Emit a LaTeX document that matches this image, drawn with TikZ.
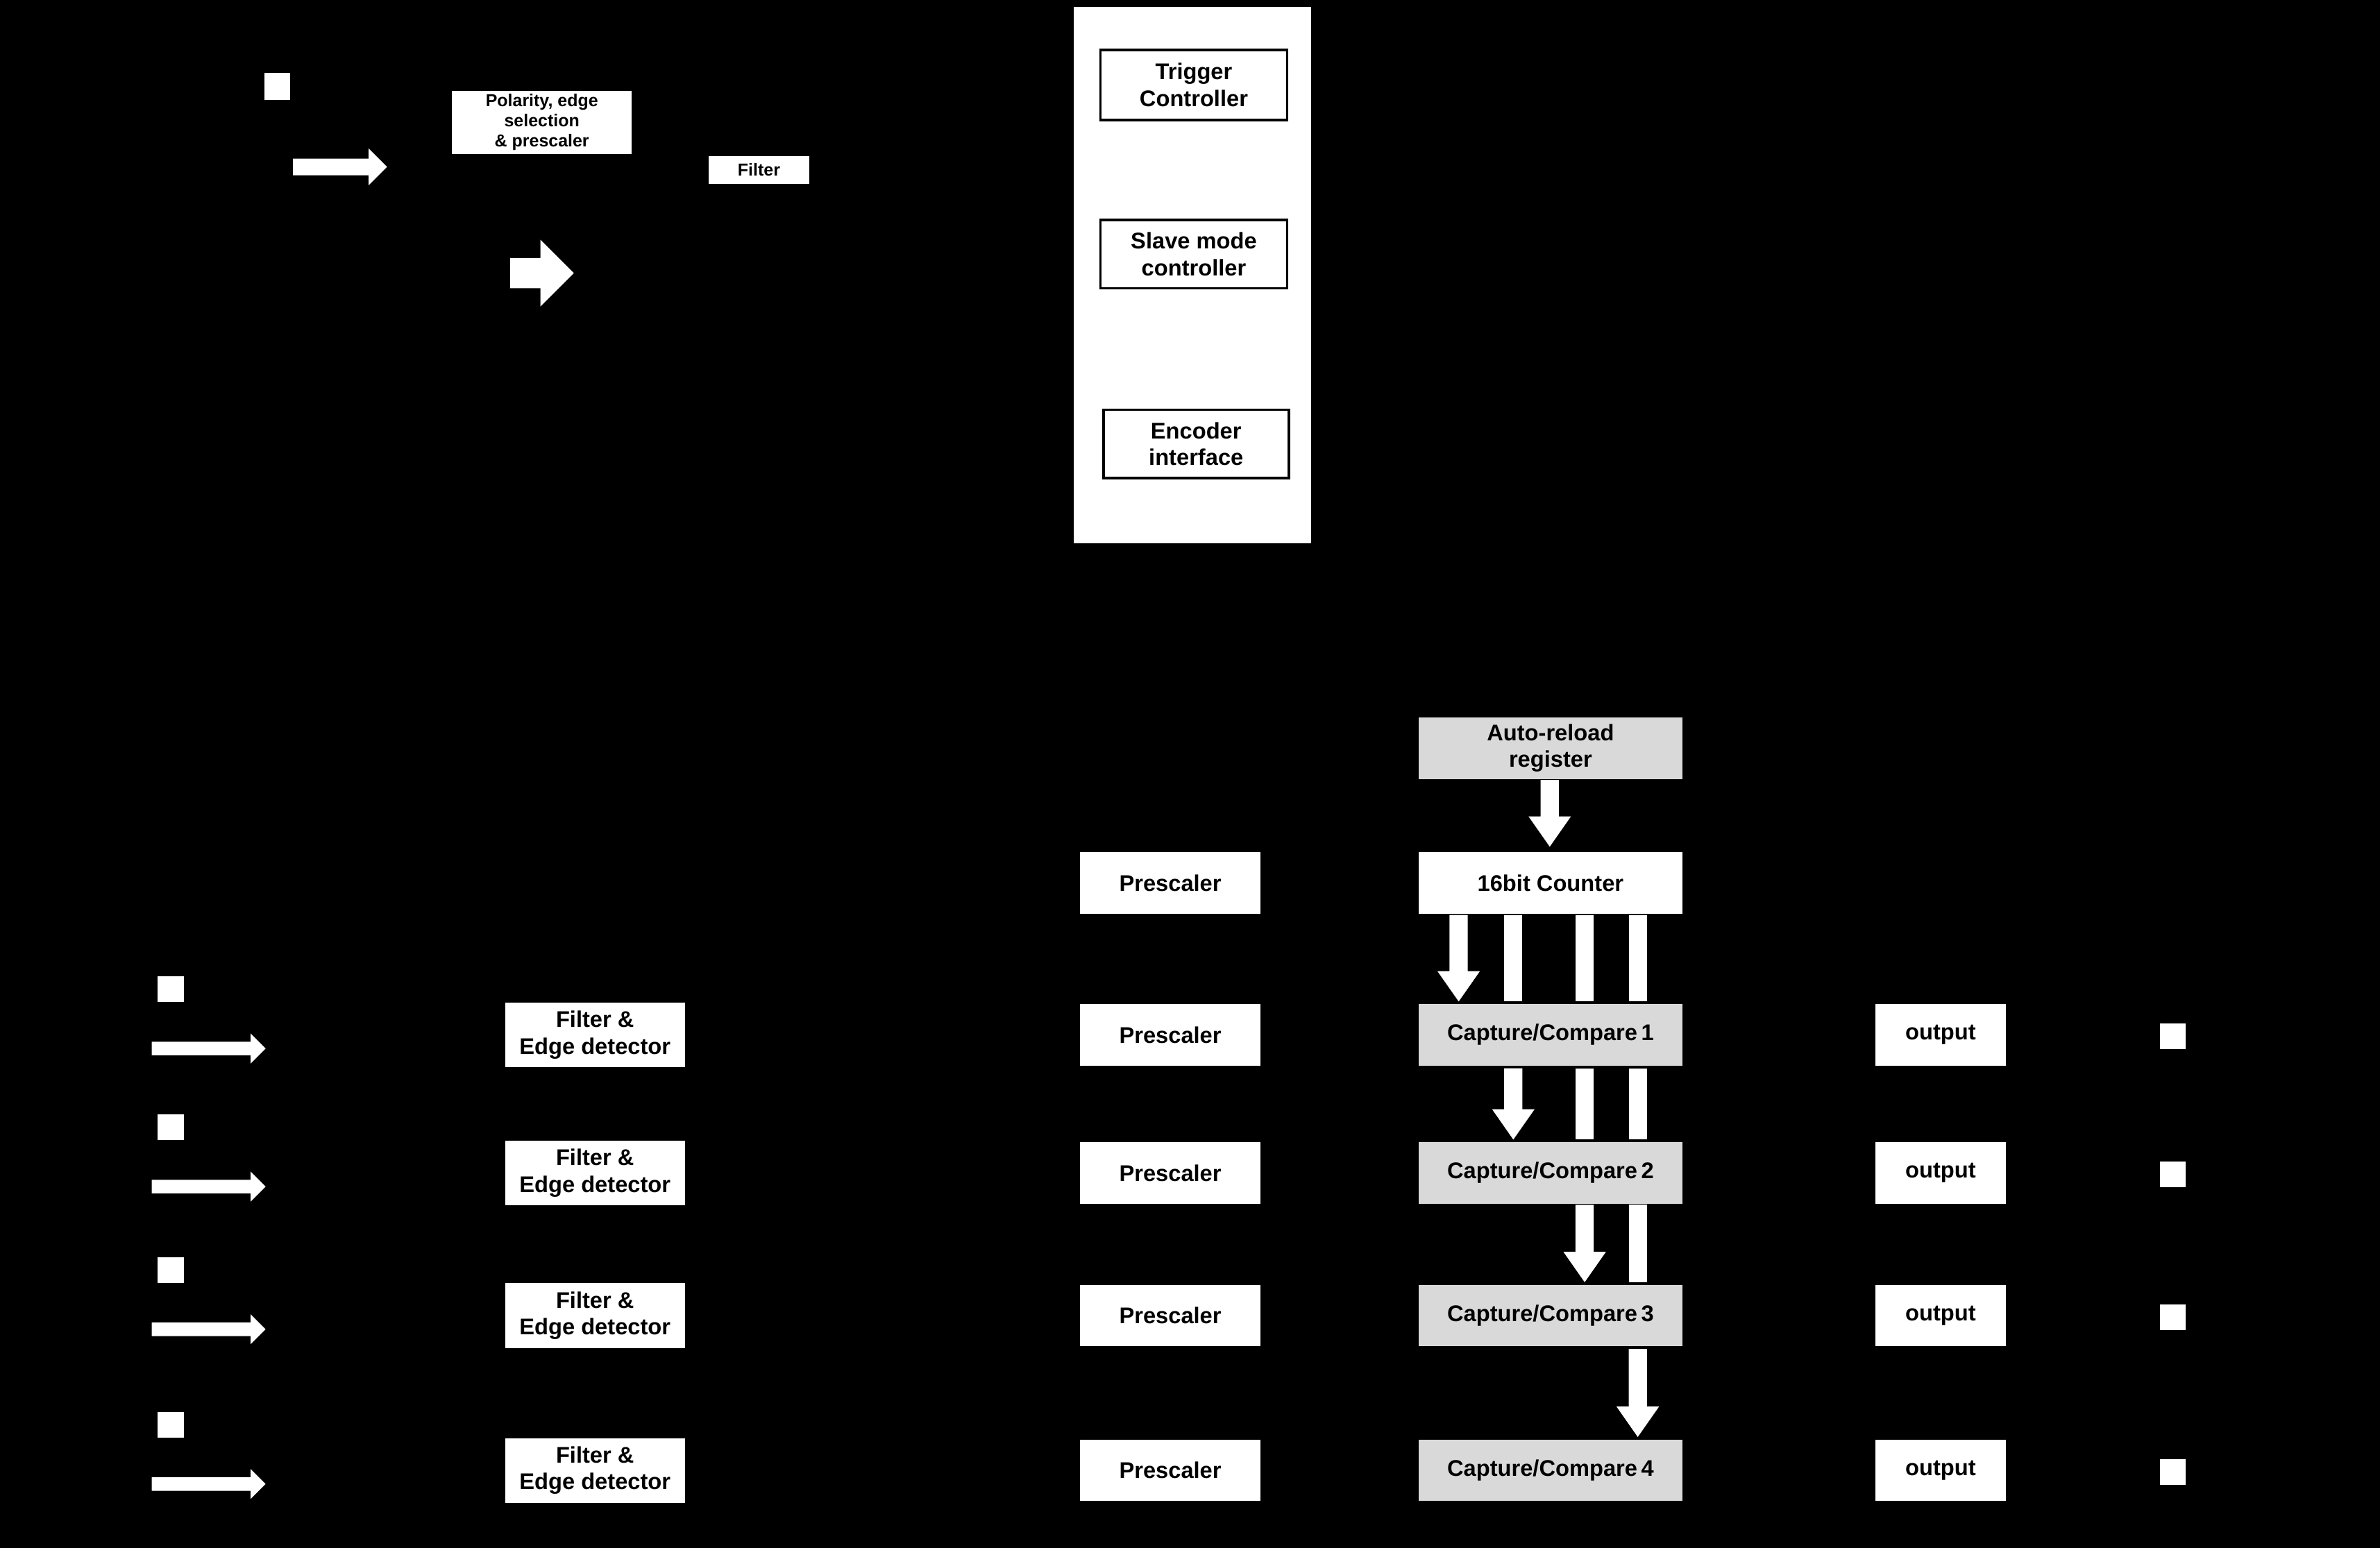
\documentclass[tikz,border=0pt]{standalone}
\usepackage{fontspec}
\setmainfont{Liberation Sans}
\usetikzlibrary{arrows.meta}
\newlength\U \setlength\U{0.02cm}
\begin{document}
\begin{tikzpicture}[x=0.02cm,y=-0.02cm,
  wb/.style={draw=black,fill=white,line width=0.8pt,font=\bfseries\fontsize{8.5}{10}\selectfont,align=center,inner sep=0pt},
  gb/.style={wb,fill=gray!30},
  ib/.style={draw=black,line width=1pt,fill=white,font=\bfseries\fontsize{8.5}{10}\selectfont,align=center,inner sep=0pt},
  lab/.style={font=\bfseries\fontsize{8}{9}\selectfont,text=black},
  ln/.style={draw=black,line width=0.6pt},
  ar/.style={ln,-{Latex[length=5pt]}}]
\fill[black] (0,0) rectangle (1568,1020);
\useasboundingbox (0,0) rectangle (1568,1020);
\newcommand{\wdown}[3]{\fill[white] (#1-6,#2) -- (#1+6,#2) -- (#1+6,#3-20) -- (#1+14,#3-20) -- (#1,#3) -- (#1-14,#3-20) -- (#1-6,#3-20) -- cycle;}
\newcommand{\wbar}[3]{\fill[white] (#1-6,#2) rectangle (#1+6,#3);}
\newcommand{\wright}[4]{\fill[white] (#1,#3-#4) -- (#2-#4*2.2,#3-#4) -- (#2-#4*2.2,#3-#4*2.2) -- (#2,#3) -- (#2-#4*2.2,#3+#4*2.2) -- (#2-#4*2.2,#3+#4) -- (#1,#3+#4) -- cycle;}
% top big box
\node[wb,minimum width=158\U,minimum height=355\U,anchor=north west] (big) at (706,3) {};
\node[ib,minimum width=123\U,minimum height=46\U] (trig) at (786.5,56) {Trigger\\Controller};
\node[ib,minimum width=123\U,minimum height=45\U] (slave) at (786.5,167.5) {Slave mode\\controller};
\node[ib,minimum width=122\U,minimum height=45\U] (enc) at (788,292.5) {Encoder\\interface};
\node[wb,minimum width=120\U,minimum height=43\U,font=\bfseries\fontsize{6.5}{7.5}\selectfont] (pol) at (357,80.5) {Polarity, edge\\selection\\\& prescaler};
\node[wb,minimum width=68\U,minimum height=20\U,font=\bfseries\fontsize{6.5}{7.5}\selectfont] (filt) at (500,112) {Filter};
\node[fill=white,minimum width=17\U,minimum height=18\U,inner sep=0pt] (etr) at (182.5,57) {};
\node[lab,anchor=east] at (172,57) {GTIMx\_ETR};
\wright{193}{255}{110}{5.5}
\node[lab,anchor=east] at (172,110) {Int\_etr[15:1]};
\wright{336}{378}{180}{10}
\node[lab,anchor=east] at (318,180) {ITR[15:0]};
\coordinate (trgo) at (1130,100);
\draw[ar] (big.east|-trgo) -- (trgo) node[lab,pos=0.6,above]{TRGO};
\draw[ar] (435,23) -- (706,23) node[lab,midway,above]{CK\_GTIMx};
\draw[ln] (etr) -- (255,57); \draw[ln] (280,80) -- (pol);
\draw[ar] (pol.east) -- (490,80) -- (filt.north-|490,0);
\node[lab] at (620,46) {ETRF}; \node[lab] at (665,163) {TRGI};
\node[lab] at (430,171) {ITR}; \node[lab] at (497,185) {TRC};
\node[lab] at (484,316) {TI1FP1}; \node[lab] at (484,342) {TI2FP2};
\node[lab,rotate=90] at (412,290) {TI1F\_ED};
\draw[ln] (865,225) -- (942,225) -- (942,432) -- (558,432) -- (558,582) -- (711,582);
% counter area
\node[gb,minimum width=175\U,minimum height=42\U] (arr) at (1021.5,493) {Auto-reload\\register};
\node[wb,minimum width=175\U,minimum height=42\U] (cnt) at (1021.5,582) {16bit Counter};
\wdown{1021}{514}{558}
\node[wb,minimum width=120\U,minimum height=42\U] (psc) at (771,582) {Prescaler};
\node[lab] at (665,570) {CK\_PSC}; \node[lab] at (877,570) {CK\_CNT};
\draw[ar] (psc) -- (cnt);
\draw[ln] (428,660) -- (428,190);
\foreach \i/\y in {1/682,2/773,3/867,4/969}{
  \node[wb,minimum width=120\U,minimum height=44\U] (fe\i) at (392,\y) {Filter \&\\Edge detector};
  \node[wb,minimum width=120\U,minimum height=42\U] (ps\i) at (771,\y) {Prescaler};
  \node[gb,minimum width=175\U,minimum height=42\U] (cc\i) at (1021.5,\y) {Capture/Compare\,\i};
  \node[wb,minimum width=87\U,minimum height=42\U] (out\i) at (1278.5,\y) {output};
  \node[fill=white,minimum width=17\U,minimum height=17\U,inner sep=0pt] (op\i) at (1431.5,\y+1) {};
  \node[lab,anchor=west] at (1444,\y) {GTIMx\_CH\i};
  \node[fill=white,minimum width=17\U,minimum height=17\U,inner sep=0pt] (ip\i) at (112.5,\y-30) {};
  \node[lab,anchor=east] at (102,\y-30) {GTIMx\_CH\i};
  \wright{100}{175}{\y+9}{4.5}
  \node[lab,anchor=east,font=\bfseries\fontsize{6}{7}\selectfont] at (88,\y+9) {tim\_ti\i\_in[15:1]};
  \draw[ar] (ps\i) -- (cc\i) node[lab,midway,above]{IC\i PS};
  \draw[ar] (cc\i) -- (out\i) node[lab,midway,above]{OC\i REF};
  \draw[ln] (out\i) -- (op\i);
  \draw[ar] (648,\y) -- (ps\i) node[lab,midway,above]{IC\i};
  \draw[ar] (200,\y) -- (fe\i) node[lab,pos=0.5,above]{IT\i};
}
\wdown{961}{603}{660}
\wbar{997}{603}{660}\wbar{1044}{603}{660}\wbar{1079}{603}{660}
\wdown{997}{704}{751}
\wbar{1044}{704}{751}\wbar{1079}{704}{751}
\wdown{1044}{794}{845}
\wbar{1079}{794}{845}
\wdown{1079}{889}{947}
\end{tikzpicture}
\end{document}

## WHAT THIS TASK INVOLVES
Go through the listing above and write it all out exactly, leaving out any picture.

## FULL SOLUTION
Emit a LaTeX document that matches this image, drawn with TikZ.
\documentclass[tikz,border=0pt]{standalone}
\usepackage{fontspec}
\setmainfont{Liberation Sans}
\usetikzlibrary{arrows.meta}
\newlength\U \setlength\U{0.02cm}
\begin{document}
\begin{tikzpicture}[x=0.02cm,y=-0.02cm,
  wb/.style={draw=black,fill=white,line width=0.8pt,font=\bfseries\fontsize{8.5}{10}\selectfont,align=center,inner sep=0pt},
  gb/.style={wb,fill=gray!30},
  ib/.style={draw=black,line width=1pt,fill=white,font=\bfseries\fontsize{8.5}{10}\selectfont,align=center,inner sep=0pt},
  lab/.style={font=\bfseries\fontsize{8}{9}\selectfont,text=black},
  ln/.style={draw=black,line width=0.6pt},
  ar/.style={ln,-{Latex[length=5pt]}}]
\fill[black] (0,0) rectangle (1568,1020);
\useasboundingbox (0,0) rectangle (1568,1020);
\newcommand{\wdown}[3]{\fill[white] (#1-6,#2) -- (#1+6,#2) -- (#1+6,#3-20) -- (#1+14,#3-20) -- (#1,#3) -- (#1-14,#3-20) -- (#1-6,#3-20) -- cycle;}
\newcommand{\wbar}[3]{\fill[white] (#1-6,#2) rectangle (#1+6,#3);}
\newcommand{\wright}[4]{\fill[white] (#1,#3-#4) -- (#2-#4*2.2,#3-#4) -- (#2-#4*2.2,#3-#4*2.2) -- (#2,#3) -- (#2-#4*2.2,#3+#4*2.2) -- (#2-#4*2.2,#3+#4) -- (#1,#3+#4) -- cycle;}
% top big box
\node[wb,minimum width=158\U,minimum height=355\U,anchor=north west] (big) at (706,3) {};
\node[ib,minimum width=123\U,minimum height=46\U] (trig) at (786.5,56) {Trigger\\Controller};
\node[ib,minimum width=123\U,minimum height=45\U] (slave) at (786.5,167.5) {Slave mode\\controller};
\node[ib,minimum width=122\U,minimum height=45\U] (enc) at (788,292.5) {Encoder\\interface};
\node[wb,minimum width=120\U,minimum height=43\U,font=\bfseries\fontsize{6.5}{7.5}\selectfont] (pol) at (357,80.5) {Polarity, edge\\selection\\\& prescaler};
\node[wb,minimum width=68\U,minimum height=20\U,font=\bfseries\fontsize{6.5}{7.5}\selectfont] (filt) at (500,112) {Filter};
\node[fill=white,minimum width=17\U,minimum height=18\U,inner sep=0pt] (etr) at (182.5,57) {};
\node[lab,anchor=east] at (172,57) {GTIMx\_ETR};
\wright{193}{255}{110}{5.5}
\node[lab,anchor=east] at (172,110) {Int\_etr[15:1]};
\wright{336}{378}{180}{10}
\node[lab,anchor=east] at (318,180) {ITR[15:0]};
\coordinate (trgo) at (1130,100);
\draw[ar] (big.east|-trgo) -- (trgo) node[lab,pos=0.6,above]{TRGO};
\draw[ar] (435,23) -- (706,23) node[lab,midway,above]{CK\_GTIMx};
\draw[ln] (etr) -- (255,57); \draw[ln] (280,80) -- (pol);
\draw[ar] (pol.east) -- (490,80) -- (filt.north-|490,0);
\node[lab] at (620,46) {ETRF}; \node[lab] at (665,163) {TRGI};
\node[lab] at (430,171) {ITR}; \node[lab] at (497,185) {TRC};
\node[lab] at (484,316) {TI1FP1}; \node[lab] at (484,342) {TI2FP2};
\node[lab,rotate=90] at (412,290) {TI1F\_ED};
\draw[ln] (865,225) -- (942,225) -- (942,432) -- (558,432) -- (558,582) -- (711,582);
% counter area
\node[gb,minimum width=175\U,minimum height=42\U] (arr) at (1021.5,493) {Auto-reload\\register};
\node[wb,minimum width=175\U,minimum height=42\U] (cnt) at (1021.5,582) {16bit Counter};
\wdown{1021}{514}{558}
\node[wb,minimum width=120\U,minimum height=42\U] (psc) at (771,582) {Prescaler};
\node[lab] at (665,570) {CK\_PSC}; \node[lab] at (877,570) {CK\_CNT};
\draw[ar] (psc) -- (cnt);
\draw[ln] (428,660) -- (428,190);
\foreach \i/\y in {1/682,2/773,3/867,4/969}{
  \node[wb,minimum width=120\U,minimum height=44\U] (fe\i) at (392,\y) {Filter \&\\Edge detector};
  \node[wb,minimum width=120\U,minimum height=42\U] (ps\i) at (771,\y) {Prescaler};
  \node[gb,minimum width=175\U,minimum height=42\U] (cc\i) at (1021.5,\y) {Capture/Compare\,\i};
  \node[wb,minimum width=87\U,minimum height=42\U] (out\i) at (1278.5,\y) {output};
  \node[fill=white,minimum width=17\U,minimum height=17\U,inner sep=0pt] (op\i) at (1431.5,\y+1) {};
  \node[lab,anchor=west] at (1444,\y) {GTIMx\_CH\i};
  \node[fill=white,minimum width=17\U,minimum height=17\U,inner sep=0pt] (ip\i) at (112.5,\y-30) {};
  \node[lab,anchor=east] at (102,\y-30) {GTIMx\_CH\i};
  \wright{100}{175}{\y+9}{4.5}
  \node[lab,anchor=east,font=\bfseries\fontsize{6}{7}\selectfont] at (88,\y+9) {tim\_ti\i\_in[15:1]};
  \draw[ar] (ps\i) -- (cc\i) node[lab,midway,above]{IC\i PS};
  \draw[ar] (cc\i) -- (out\i) node[lab,midway,above]{OC\i REF};
  \draw[ln] (out\i) -- (op\i);
  \draw[ar] (648,\y) -- (ps\i) node[lab,midway,above]{IC\i};
  \draw[ar] (200,\y) -- (fe\i) node[lab,pos=0.5,above]{IT\i};
}
\wdown{961}{603}{660}
\wbar{997}{603}{660}\wbar{1044}{603}{660}\wbar{1079}{603}{660}
\wdown{997}{704}{751}
\wbar{1044}{704}{751}\wbar{1079}{704}{751}
\wdown{1044}{794}{845}
\wbar{1079}{794}{845}
\wdown{1079}{889}{947}
\end{tikzpicture}
\end{document}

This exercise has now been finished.